Sunday, November 18, 2007

Deep Blue

Beneath the sea, beneath the sea beneath the deep blue sea . . . we were at 170 feet below sea level in Death Valley. It feels a little as I imagine Jacques Cousteau might have, in his watery underworld, only without the gear. Here is the sea floor, here are the sand dunes. Here are the rugged, impassable and impassive mountains, holding it all in. Our 10-cylinder Ford purrs across the dips and rises that stymied horse drawn wagons. It takes us hours to go from below sea level to almost 9,000 feet in the Sierra's Tioga Pass; the gold rushing forty-niners spent days and weeks and months trying to traverse this salt encrusted landscape, many dying in the passage.

What's most interesting about Death Valley is that the reason for its existence is the constant, ongoing movement of the Panamint Mountain plate. It remains active, which is to say it is constantly pushing up; thereby pushing the floor of the valley ever lower. I close my eyes and can almost feel, in my pelvis, the gyroscopic quality of this see-sawing movement. We've made it to California, and the earth does still move here.

There's so much those of us who grow up and live 3,000 miles away just don't know about this landscape, and therefore about the people who live here. Maybe at one point in geography class I learned that Mount Whitney, pictured to the left with me and the two dogs, is the highest point in the 48 states: but growing up with Katahdin and Mount Washington, who thinks of these things?! Yet here it is, shadowing the Owens River Valley: a fabulously beautiful and mineral rich area, which Los Angeles's William Mulholland (think Mulholland Drive, those of you rich in LA or movie lore), a working class Irish immigrant who rose through the ranks to become superintendent of LA's water system, tapped as the giant aqueduct which travels down and across the state and makes LA the fabulous LA it is.
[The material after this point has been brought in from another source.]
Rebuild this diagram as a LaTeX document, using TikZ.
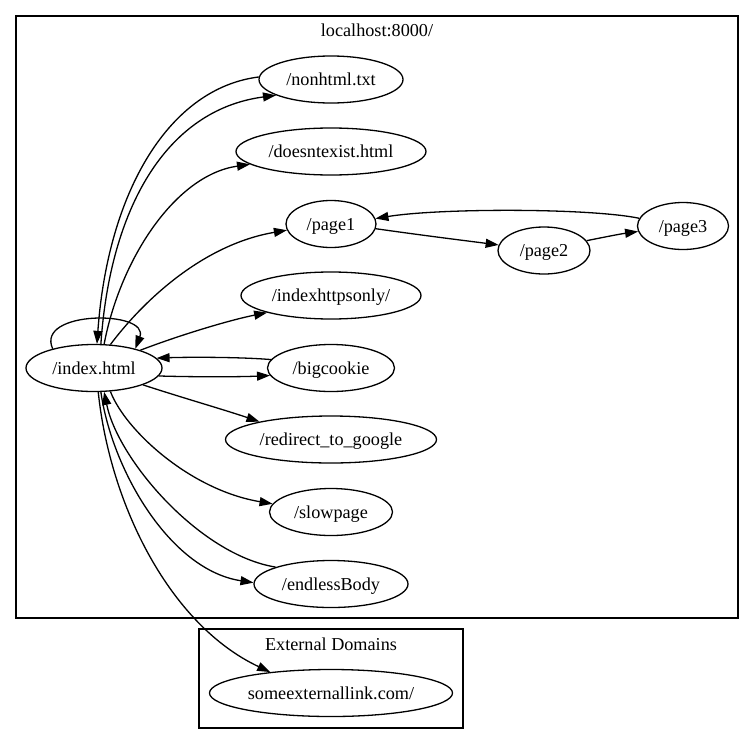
\documentclass[tikz,border=0pt]{standalone}
\usepackage{fontspec}
\setmainfont{Liberation Serif}
\usetikzlibrary{shapes.geometric,arrows.meta}
\newcommand{\nlab}[1]{\makebox[0pt]{#1}}
\begin{document}
\begin{tikzpicture}[x=1pt,y=-1pt,
  font=\fontsize{18.2}{22}\selectfont,
  nd/.style={ellipse, draw, line width=1.3pt, minimum width=#1, minimum height=47pt, inner sep=0pt, text height=16pt, text depth=4pt},
  conn/.style={line width=1.3pt, -{Triangle[length=13pt,width=9pt]}},
  clus/.style={draw, line width=1.3pt}]
\useasboundingbox (0,0) rectangle (754,744);
% clusters
\draw[clus] (16,16) rectangle (738,618);
\draw[clus] (199,629) rectangle (463,728);
\node[anchor=base] (lab1) at (377,36.7) {localhost:8000/};
\node[anchor=base] (lab2) at (331,650) {External Domains};
% nodes
\node[nd=144pt] (nonhtml) at (331,79.5) {\nlab{/nonhtml.txt}};
\node[nd=190pt] (doesnt) at (331,151.5) {\nlab{/doesntexist.html}};
\node[nd=90pt] (page1) at (331,224) {\nlab{/page1}};
\node[nd=92pt] (page2) at (544,250.5) {\nlab{/page2}};
\node[nd=91pt] (page3) at (683,226) {\nlab{/page3}};
\node[nd=180pt] (https) at (331,295.5) {\nlab{/indexhttpsonly/}};
\node[nd=136pt] (index) at (94,368) {\nlab{/index.html}};
\node[nd=127pt] (bigcookie) at (331,368) {\nlab{/bigcookie}};
\node[nd=211pt] (redirect) at (331,439.5) {\nlab{/redirect\_to\_google}};
\node[nd=123pt] (slowpage) at (331,512) {\nlab{/slowpage}};
\node[nd=154pt] (endless) at (331,584) {\nlab{/endlessBody}};
\node[nd=243pt] (external) at (331,693) {\nlab{someexternallink.com/}};
% edges
\draw[conn] (nonhtml.178) .. controls (170,88) and (108,190) .. (index.83);
\draw[conn] (index.74) .. controls (110,210) and (165,110) .. (nonhtml.196);
\draw[conn] (index.67) .. controls (120,260) and (175,175) .. (doesnt.189);
\draw[conn] (index.55) .. controls (140,305) and (200,245) .. (page1.188);
\draw[conn] (index.155) .. controls (35,310) and (150,310) .. (index.25);
\draw[conn] (index.21) .. controls (180,335) and (230,320) .. (https.195);
\draw[conn] (bigcookie.172) .. controls (240,357) and (190,357) .. (index.9);
\draw[conn] (index.353) .. controls (190,377) and (240,377) .. (bigcookie.187);
\draw[conn] (index.341) .. controls (180,397) and (225,410) .. (redirect.166);
\draw[conn] (index.305) .. controls (125,430) and (190,490) .. (slowpage.172);
\draw[conn] (index.286) .. controls (112,470) and (170,570) .. (endless.179);
\draw[conn] (endless.163) .. controls (200,555) and (118,460) .. (index.293);
\draw[conn] (index.280) .. controls (110,505) and (170,625) .. (external.161);
\draw[conn] (page1.354) .. controls (420,235) and (460,240) .. (page2.173);
\draw[conn] (page2.13) .. controls (605,237) and (620,234) .. (page3.187);
\draw[conn] (page3.170) .. controls (590,208) and (440,208) .. (page1.7);
\end{tikzpicture}
\end{document}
The aqueduct pipe is 10' in diameter and buried for miles and miles; like the Blade Runner-ish Hoover Dam we crossed to get here, it is an engineering marvel and one that makes it difficult not to respect man's uncanny ingenuity--even when it is harnassed to sap the landscape and create plagues such as nuclear waste (buried just to the east of here, in Nevada) and global warming.